Não obstante o entusiasmo econômico existente na Província entre 1850 e 1855 com o bom andamento dos negócios, pesquisadores como a professora Maria da Glória Santana de Almeida indicam que do ponto de vista da tecnologia agrícola, Sergipe se ressentia da “falta de técnicas no tratamento do terreno e na semeadura e o esperdício espacial da propriedade”, reduzindo sensivelmente os terrenos dedicados propriamente ao plantio da cana (ALMEIDA, Maria da Glória Santana de. “Estrutura de produção: a crise de alimentos na província de Sergipe (1855-1860)”. Revista do Instituto Histórico e Geográfico de Sergipe. Aracaju, nº 27, 1965-1978. p. 19).

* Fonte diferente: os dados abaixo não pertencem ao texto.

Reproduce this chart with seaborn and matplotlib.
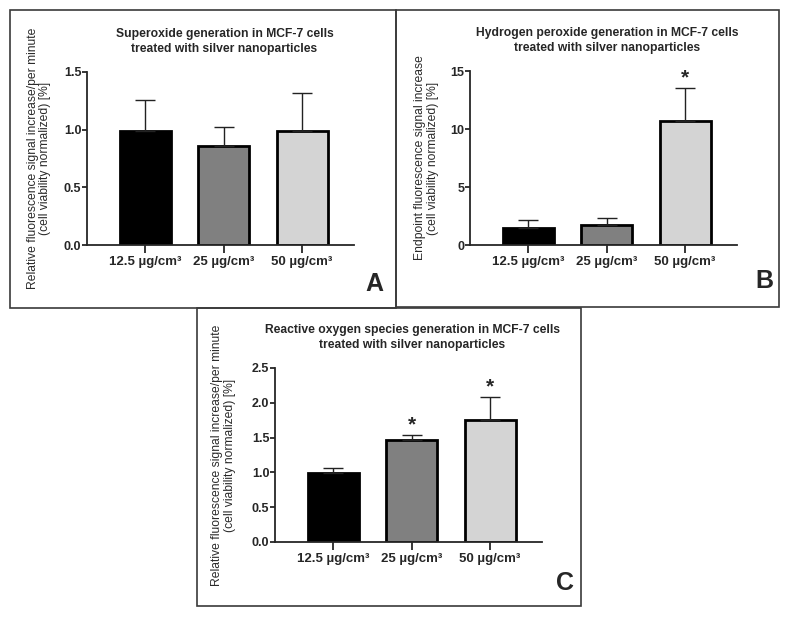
import numpy as np
import matplotlib
matplotlib.use("Agg")
import matplotlib.pyplot as plt
from matplotlib.patches import Rectangle
import seaborn as sns

# ---- data ----
concentrations = ["12.5 µg/cm³", "25 µg/cm³", "50 µg/cm³"]
bar_colors = ["#000000", "#808080", "#d4d4d4"]

superoxide_mean = [0.99, 0.86, 0.99]
superoxide_sd = [0.27, 0.16, 0.33]
superoxide_sig = [False, False, False]

h2o2_mean = [1.47, 1.70, 10.72]
h2o2_sd = [0.69, 0.60, 2.84]
h2o2_sig = [False, False, True]

ros_mean = [0.99, 1.47, 1.75]
ros_sd = [0.07, 0.07, 0.33]
ros_sig = [False, True, True]

sns.set_style("ticks")
plt.rcParams["font.family"] = ["Liberation Sans", "DejaVu Sans"]

W, H = 793, 618
fig = plt.figure(figsize=(W / 100, H / 100), dpi=100)


def px_rect(x0, y0, x1, y1):
    # pixel box (top-left origin) -> figure fraction rect
    return [x0 / W, 1 - y1 / H, (x1 - x0) / W, (y1 - y0) / H]


def panel(rect, mean, sd, sig, ymax, yticks, fmt, title, ylabel, label_x):
    ax = fig.add_axes(rect)
    sns.barplot(x=concentrations, y=mean, hue=concentrations, palette=bar_colors,
                legend=False, width=0.65, edgecolor="black", linewidth=2,
                errorbar=None, ax=ax)
    ax.errorbar(range(3), mean, yerr=[np.zeros(3), sd], fmt="none",
                ecolor="#222222", elinewidth=1, capsize=7.5, capthick=1, zorder=3)
    for i, s in enumerate(sig):
        if s:
            ax.annotate("*", (i, mean[i] + sd[i]), xytext=(0, 0.5), textcoords="offset points",
                        ha="center", va="bottom", fontsize=15, fontweight="bold")
    ax.set_xlim(-0.74, 2.66)
    ax.set_ylim(0, ymax)
    ax.set_yticks(yticks)
    ax.set_yticklabels([fmt.format(t) for t in yticks])
    sns.despine(ax=ax)
    for sp in ("left", "bottom"):
        ax.spines[sp].set_linewidth(1.3)
    ax.tick_params(axis="y", length=3.5, width=1.3, pad=0.5, labelsize=9)
    ax.tick_params(axis="x", length=6, width=1.3, pad=2, labelsize=9.5)
    for lab in ax.get_xticklabels() + ax.get_yticklabels():
        lab.set_fontweight("bold")
    ax.set_title(title, fontsize=8.7, fontweight="bold", pad=14.5, x=0.515, linespacing=1.3)
    ax.set_ylabel(ylabel, fontsize=8.7, color="#2a2a2a", linespacing=1.05)
    ax.yaxis.set_label_coords(label_x, 0.5)
    ax.set_xlabel("")
    return ax


# panel A
panel(px_rect(87, 72, 354, 245), superoxide_mean, superoxide_sd, superoxide_sig,
      1.5, [0, 0.5, 1.0, 1.5], "{:.1f}",
      "Superoxide generation in MCF-7 cells\ntreated with silver nanoparticles",
      "Relative fluorescence signal increase/per minute\n(cell viability normalized) [%]", -0.135)

# panel B
panel(px_rect(470, 71, 737, 245), h2o2_mean, h2o2_sd, h2o2_sig,
      15, [0, 5, 10, 15], "{:.0f}",
      "Hydrogen peroxide generation in MCF-7 cells\ntreated with silver nanoparticles",
      "Endpoint fluorescence signal increase\n(cell viability normalized) [%]", -0.117)

# panel C
panel(px_rect(275, 368, 542, 542), ros_mean, ros_sd, ros_sig,
      2.5, [0, 0.5, 1.0, 1.5, 2.0, 2.5], "{:.1f}",
      "Reactive oxygen species generation in MCF-7 cells\ntreated with silver nanoparticles",
      "Relative fluorescence signal increase/per minute\n(cell viability normalized) [%]", -0.147)

# frames around the panels
for (x0, y0, x1, y1) in [(10, 10, 396, 308), (396, 10, 779, 307), (197, 308, 581, 606)]:
    fig.add_artist(Rectangle((x0 / W, 1 - y1 / H), (x1 - x0) / W, (y1 - y0) / H,
                             transform=fig.transFigure, fill=False,
                             edgecolor="#3a3a3a", linewidth=1.2))

# panel letters
for letter, x, y in [("A", 374, 291), ("B", 764, 288), ("C", 565, 590)]:
    fig.text(x / W, 1 - y / H, letter, ha="center", va="baseline",
             fontsize=18, fontweight="bold")

fig.savefig("out.png", dpi=100)
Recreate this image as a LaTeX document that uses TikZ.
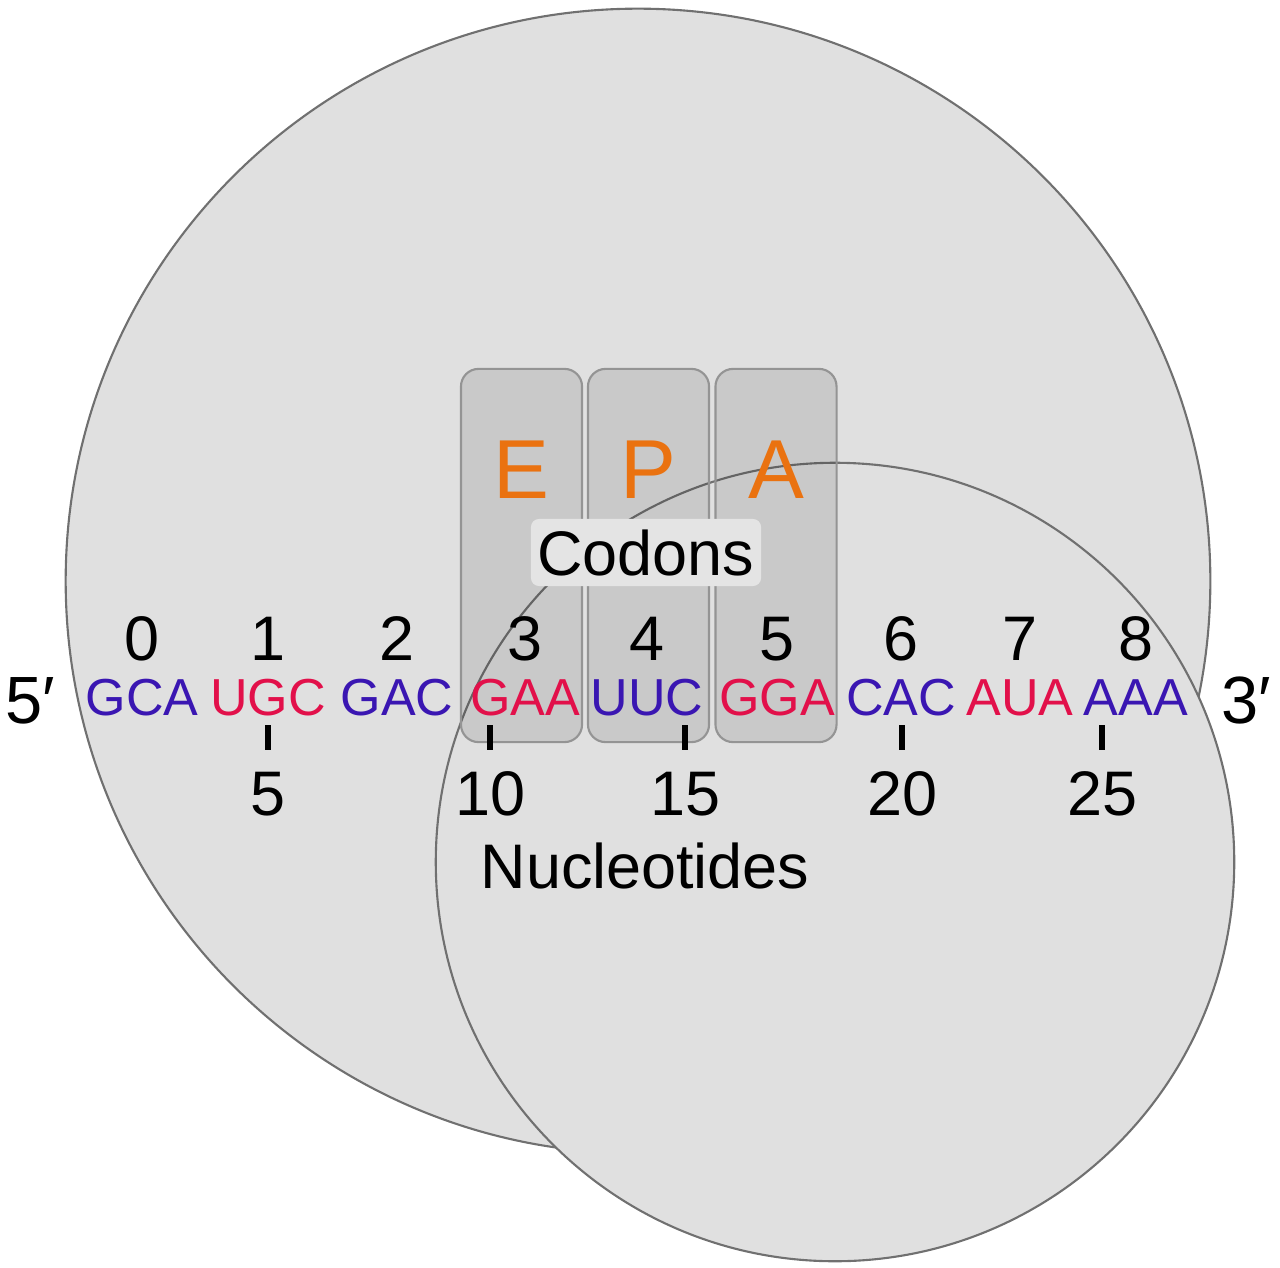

Toda essa atividade, entretanto, não era suficiente para impedir a existência de problemas quanto a produção e distribuição de alimentos em Sergipe, já que a cultura da cana era predominante nas áreas mais férteis. A população de Sergipe se alimentava fundamentalmente de farinha de mandioca, milho, arroz, feijão, carne fresca e carne salgada. Ao descrever os hábitos alimentares em Maroim, na metade do século XIX, a alemã Adolphine Schramm elogiou o consumo de frutas e várias outras práticas de alimentação, vendo como ponto alto a ótima sopa de carne que consumia diariamente, além da carne cozida com molho picante, as verduras, o maxixe, o chuchu, a abóbora, a farinha de mandioca, a galinha ao molho pardo, o enrolado de carne, os bolinhos de carne, a salada de arenque, os bolinhos de peixe, a carne assada com feijão preto, o inhame, a salada de batata, a carne de carneiro e a carne de porco (FREITAS, 1991). Da mesma maneira, criticou a mania de comer feijoada, a dificuldade para encontrar leite, a escassez de ovos de galinha e os preços dos gêneros alimentícios, que considerava muito caros. Alguns desses alimentos eram importados. A charque vinha do Rio Grande do Sul e do Ceará. O bacalhau vinha da Europa. Maria da Glória Santana de Almeida entende que


havia uma debilidade alimentar crônica da população sergipana que, facilmente, se transformava em catástrofe, quando se alterava a quantidade normal de alimentos levada aos mercados. A comprovação disso pode-se conseguir pelos sucessivos registros de epidemias que ceifaram muitas vidas. O estado de subnutrição facilitava a constante proliferação de doenças infecto-contagiosas como a varíola, a febre amarela, o tifo, corriqueiramente registradas nos relatórios da Saúde Pública (ALMEIDA, Maria da Glória Santana de. “Estrutura de produção: a crise de alimentos na província de Sergipe (1855-1860)”. Revista do Instituto Histórico e Geográfico de Sergipe. Aracaju, nº 27, 1965-1978. p. 24).